Metadata-Version: 2.4
Name: clonehunter
Version: 1.0.2
Summary: Find duplicate code in mixed-language repositories using semantic and lexical similarity
Project-URL: Homepage, https://github.com/drogers0/clonehunter
Project-URL: Source, https://github.com/drogers0/clonehunter
Project-URL: Issues, https://github.com/drogers0/clonehunter/issues
License-Expression: MIT
License-File: LICENSE
Keywords: code-clone,developer-tools,duplicate-code,refactoring,static-analysis
Classifier: Development Status :: 4 - Beta
Classifier: Intended Audience :: Developers
Classifier: License :: OSI Approved :: MIT License
Classifier: Programming Language :: Python :: 3
Classifier: Programming Language :: Python :: 3.10
Classifier: Programming Language :: Python :: 3.11
Classifier: Programming Language :: Python :: 3.12
Classifier: Programming Language :: Python :: 3.13
Classifier: Topic :: Software Development :: Libraries :: Python Modules
Classifier: Topic :: Software Development :: Quality Assurance
Requires-Python: >=3.10
Requires-Dist: numpy>=2.0.0
Requires-Dist: tomli>=2.0.1; python_version < '3.11'
Requires-Dist: torch>=2.2.0
Requires-Dist: tqdm>=4.66.0
Requires-Dist: transformers>=4.40.0
Provides-Extra: dev
Requires-Dist: pyright>=1.1.380; extra == 'dev'
Requires-Dist: pytest>=8.4.0; extra == 'dev'
Requires-Dist: ruff>=0.15.0; extra == 'dev'
Provides-Extra: faiss
Requires-Dist: faiss-cpu>=1.7.4; extra == 'faiss'
Description-Content-Type: text/markdown

# CloneHunter

CloneHunter finds duplicate code across mixed-language repositories.
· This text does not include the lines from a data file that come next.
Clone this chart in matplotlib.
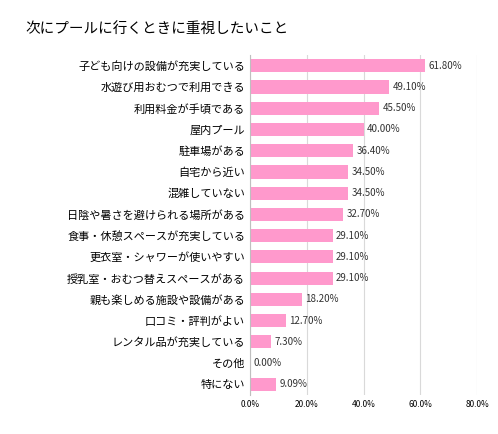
import matplotlib
matplotlib.use("Agg")
import matplotlib.pyplot as plt

plt.rcParams['font.family'] = ['Noto Sans CJK JP', 'DejaVu Sans']

categories = ["子ども向けの設備が充実している", "水遊び用おむつで利用できる", "利用料金が手頃である", "屋内プール",
              "駐車場がある", "自宅から近い", "混雑していない", "日陰や暑さを避けられる場所がある",
              "食事・休憩スペースが充実している", "更衣室・シャワーが使いやすい", "授乳室・おむつ替えスペースがある",
              "親も楽しめる施設や設備がある", "口コミ・評判がよい", "レンタル品が充実している", "その他", "特にない"]
values = [61.8, 49.1, 45.5, 40.0, 36.4, 34.5, 34.5, 32.7, 29.1, 29.1, 29.1, 18.2, 12.7, 7.3, 0.0, 9.09]
labels = ["61.80%", "49.10%", "45.50%", "40.00%", "36.40%", "34.50%", "34.50%", "32.70%", "29.10%",
          "29.10%", "29.10%", "18.20%", "12.70%", "7.30%", "0.00%", "9.09%"]
ticks = [0, 20, 40, 60, 80]
tick_labels = ["0.0%", "20.0%", "40.0%", "60.0%", "80.0%"]

fig = plt.figure(figsize=(4.98, 4.34), dpi=100)
ax = fig.add_axes([0.502, 0.09, 0.456, 0.783])
y = list(range(len(categories)))
ax.barh(y, values, height=0.62, color="#FF99CC", zorder=2)
for yi, v, l in zip(y, values, labels):
    ax.text(v + 1.2, yi, l, va="center", ha="left", fontsize=7, color="#333333")
ax.set_yticks(y)
ax.set_yticklabels(categories, fontsize=8)
ax.set_ylim(len(categories) - 0.5, -0.5)
ax.set_xlim(0, 80)
ax.set_xticks(ticks)
ax.set_xticklabels(tick_labels, fontsize=6)
ax.grid(axis="x", color="#D9D9D9", linewidth=0.8, zorder=0)
for s in ["top", "right", "bottom"]:
    ax.spines[s].set_visible(False)
ax.spines["left"].set_color("#BFBFBF")
ax.tick_params(length=0)
fig.text(0.05, 0.93, "次にプールに行くときに重視したいこと", fontsize=10.5, ha="left", va="center")
fig.savefig("out.png", dpi=100)
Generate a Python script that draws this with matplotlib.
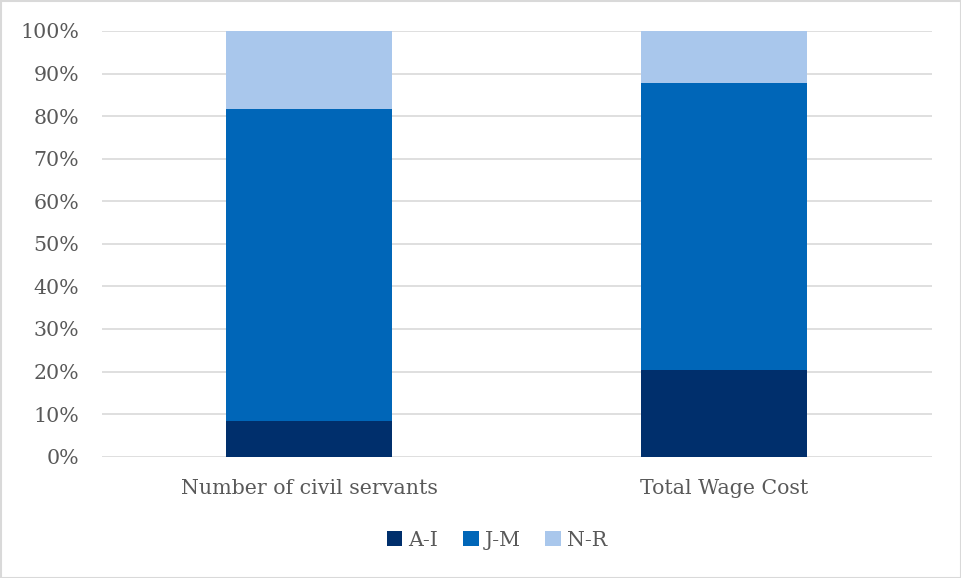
import matplotlib.pyplot as plt
from matplotlib.patches import Rectangle
from matplotlib.ticker import PercentFormatter

# Share of each grade group (percent)
categories = ["Number of civil servants", "Total Wage Cost"]
groups = ["A-I", "J-M", "N-R"]
a_i = [8.5, 20.4]
j_m = [73.2, 67.3]
n_r = [18.3, 12.3]
colors = ["#002F6C", "#0066B8", "#A9C7EC"]

plt.rcParams["font.family"] = ["DejaVu Serif"]
text_color = "#595959"

fig = plt.figure(figsize=(9.61, 5.78), dpi=100)
ax = fig.add_axes([101.5 / 961, 1 - 456.7 / 578, 830 / 961, (456.7 - 31) / 578])

x = range(len(categories))
bottom = [0, 0]
for name, vals, c in zip(groups, [a_i, j_m, n_r], colors):
    ax.bar(x, vals, width=0.4, bottom=bottom, color=c, label=name, zorder=3)
    bottom = [b + v for b, v in zip(bottom, vals)]

ax.set_xlim(-0.5, 1.5)
ax.set_ylim(0, 100)
ax.set_yticks(range(0, 101, 10))
ax.yaxis.set_major_formatter(PercentFormatter(decimals=0))
ax.set_xticks(list(x))
ax.set_xticklabels(categories)
ax.grid(axis="y", color="#D9D9D9", linewidth=1.2, zorder=0)
for s in ax.spines.values():
    s.set_visible(False)
ax.tick_params(axis="both", length=0, labelsize=14.8, colors=text_color)
ax.tick_params(axis="x", pad=16)
ax.tick_params(axis="y", pad=16)

fig.legend(loc="center", bbox_to_anchor=(497 / 961, 1 - 540 / 578), ncol=3,
           frameon=False, fontsize=14.8, labelcolor=text_color,
           handlelength=0.75, handleheight=0.75, handletextpad=0.3, columnspacing=1.2)

fig.patches.append(Rectangle((0.5 / 961, 0.5 / 578), 960 / 961, 577 / 578, transform=fig.transFigure,
                             fill=False, edgecolor="#D9D9D9", linewidth=1.5))

fig.savefig("out.png", dpi=100, facecolor="white")
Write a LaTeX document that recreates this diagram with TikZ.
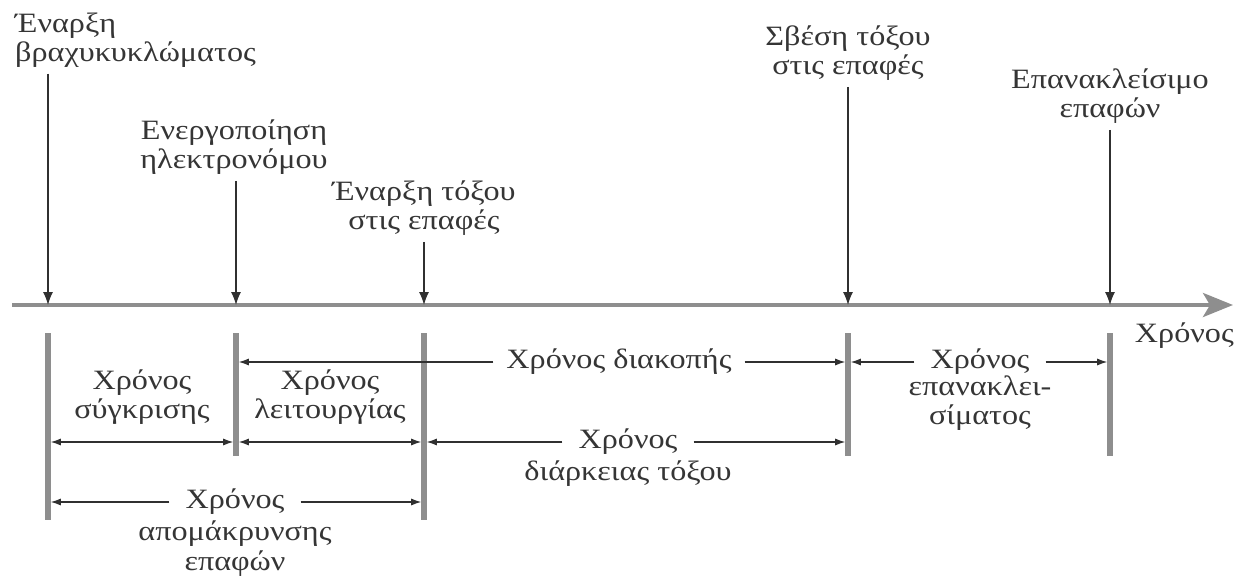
\documentclass[tikz,border=0pt]{standalone}
\usepackage{fontspec}
\setmainfont[FakeStretch=1.15]{Liberation Serif}
\usetikzlibrary{arrows.meta}
\definecolor{txt}{HTML}{353535}
\definecolor{ln}{HTML}{303030}
\definecolor{axisgray}{HTML}{8E8E8E}
\begin{document}
\begin{tikzpicture}[x=1pt,y=-1pt,
  lbl/.style={font=\fontsize{28}{29.5}\selectfont, text=txt, align=center, inner sep=0pt},
  gaplbl/.style={lbl, inner xsep=15pt, inner ysep=2pt},
  downarrow/.style={draw=ln, line width=1.3pt, -{Latex[length=13pt,width=10pt]}, shorten <=6pt},
  axisline/.style={draw=axisgray, line width=4pt, -{Stealth[length=30pt,width=24pt,inset=7pt]}},
  barline/.style={draw=axisgray, line width=5.5pt},
  dim/.style={draw=ln, line width=1.1pt, -{Latex[length=10pt,width=7pt]}, shorten >=2.8pt},
  dimboth/.style={draw=ln, line width=1.1pt, {Latex[length=10pt,width=7pt]}-{Latex[length=10pt,width=7pt]}, shorten >=2.8pt, shorten <=2.8pt}]
\useasboundingbox (0,0) rectangle (1235,576);
% axis
\coordinate (ax0) at (12,305);
\coordinate (ax1) at (1233,305);
\draw[axisline] (ax0) -- (ax1);
\coordinate (tA) at (48,305);
\coordinate (tB) at (236,305);
\coordinate (tC) at (424,305);
\coordinate (tD) at (848,305);
\coordinate (tE) at (1110,305);
% top labels
\node[lbl, align=left, anchor=west] (lA) at (15,40) {Έναρξη\\βραχυκυκλώματος};
\node[lbl] (lB) at (234,147) {Ενεργοποίηση\\ηλεκτρονόμου};
\node[lbl] (lC) at (424,208) {Έναρξη τόξου\\στις επαφές};
\node[lbl] (lD) at (848,53) {Σβέση τόξου\\στις επαφές};
\node[lbl] (lE) at (1110,96) {Επανακλείσιμο\\επαφών};
\node[lbl, anchor=east] (lT) at (1234,336) {Χρόνος};
\draw[downarrow] (lA.south -| tA) -- (tA);
\draw[downarrow] (lB.south -| tB) -- (tB);
\draw[downarrow] (lC.south -| tC) -- (tC);
\draw[downarrow] (lD.south -| tD) -- (tD);
\draw[downarrow] (lE.south -| tE) -- (tE);
% bars
\coordinate (bA1) at (48,333); \coordinate (bA2) at (48,520);
\coordinate (bB1) at (236,333); \coordinate (bB2) at (236,456);
\coordinate (bC1) at (424,333); \coordinate (bC2) at (424,520);
\coordinate (bD1) at (848,333); \coordinate (bD2) at (848,456);
\coordinate (bE1) at (1110,333); \coordinate (bE2) at (1110,456);
\draw[barline] (bA1) -- (bA2);
\draw[barline] (bB1) -- (bB2);
\draw[barline] (bC1) -- (bC2);
\draw[barline] (bD1) -- (bD2);
\draw[barline] (bE1) -- (bE2);
% dimension anchors
\coordinate (dB362) at (236,362); \coordinate (dD362) at (848,362); \coordinate (dE362) at (1110,362);
\coordinate (dA442) at (48,442); \coordinate (dB442) at (236,442); \coordinate (dC442) at (424,442); \coordinate (dD442) at (848,442);
\coordinate (dA502) at (48,502); \coordinate (dC502) at (424,502);
% Χρόνος διακοπής
\node[gaplbl, inner xsep=13pt] (tdiak) at (619,362) {Χρόνος διακοπής};
\draw[dim] (tdiak.west) -- (dB362);
\draw[dim] (tdiak.east) -- (dD362);
% Χρόνος επανακλεισίματος
\node[gaplbl, inner xsep=16pt] (tepan) at (980,362) {Χρόνος};
\node[lbl] (tepan2) at (980,403) {επανακλει-\\σίματος};
\draw[dim] (tepan.west) -- (dD362);
\draw[dim] (tepan.east) -- (dE362);
% Χρόνος σύγκρισης
\node[lbl] (tsyg) at (142,397) {Χρόνος\\σύγκρισης};
\draw[dimboth] (dA442) -- (dB442);
% Χρόνος λειτουργίας
\node[lbl] (tleit) at (330,397) {Χρόνος\\λειτουργίας};
\draw[dimboth] (dB442) -- (dC442);
% Χρόνος διάρκειας τόξου
\node[gaplbl, inner xsep=16pt] (tdiar) at (628,442) {Χρόνος};
\node[lbl, anchor=north] (tdiar2) at (628,461) {διάρκειας τόξου};
\draw[dim] (tdiar.west) -- (dC442);
\draw[dim] (tdiar.east) -- (dD442);
% Χρόνος απομάκρυνσης επαφών
\node[gaplbl, inner xsep=16pt] (tapom) at (235,502) {Χρόνος};
\node[lbl, anchor=north] (tapom2) at (235,521) {απομάκρυνσης\\επαφών};
\draw[dim] (tapom.west) -- (dA502);
\draw[dim] (tapom.east) -- (dC502);
\end{tikzpicture}
\end{document}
It uses function-aware analysis for Python and windows-based analysis for other code files, with evidence so you can decide what to refactor.

Under the hood, CloneHunter combines snippet generation (function/window/call-expansion), transformer-based code embeddings (CodeBERT), vector similarity search (brute-force or FAISS), and lexical scoring before rolling matches up into findings and HTML/JSON/SARIF reports. This is intentionally not a lightweight grep-style checker: it runs a semantic retrieval pipeline with model inference and indexing to catch harder, non-trivial duplicate patterns.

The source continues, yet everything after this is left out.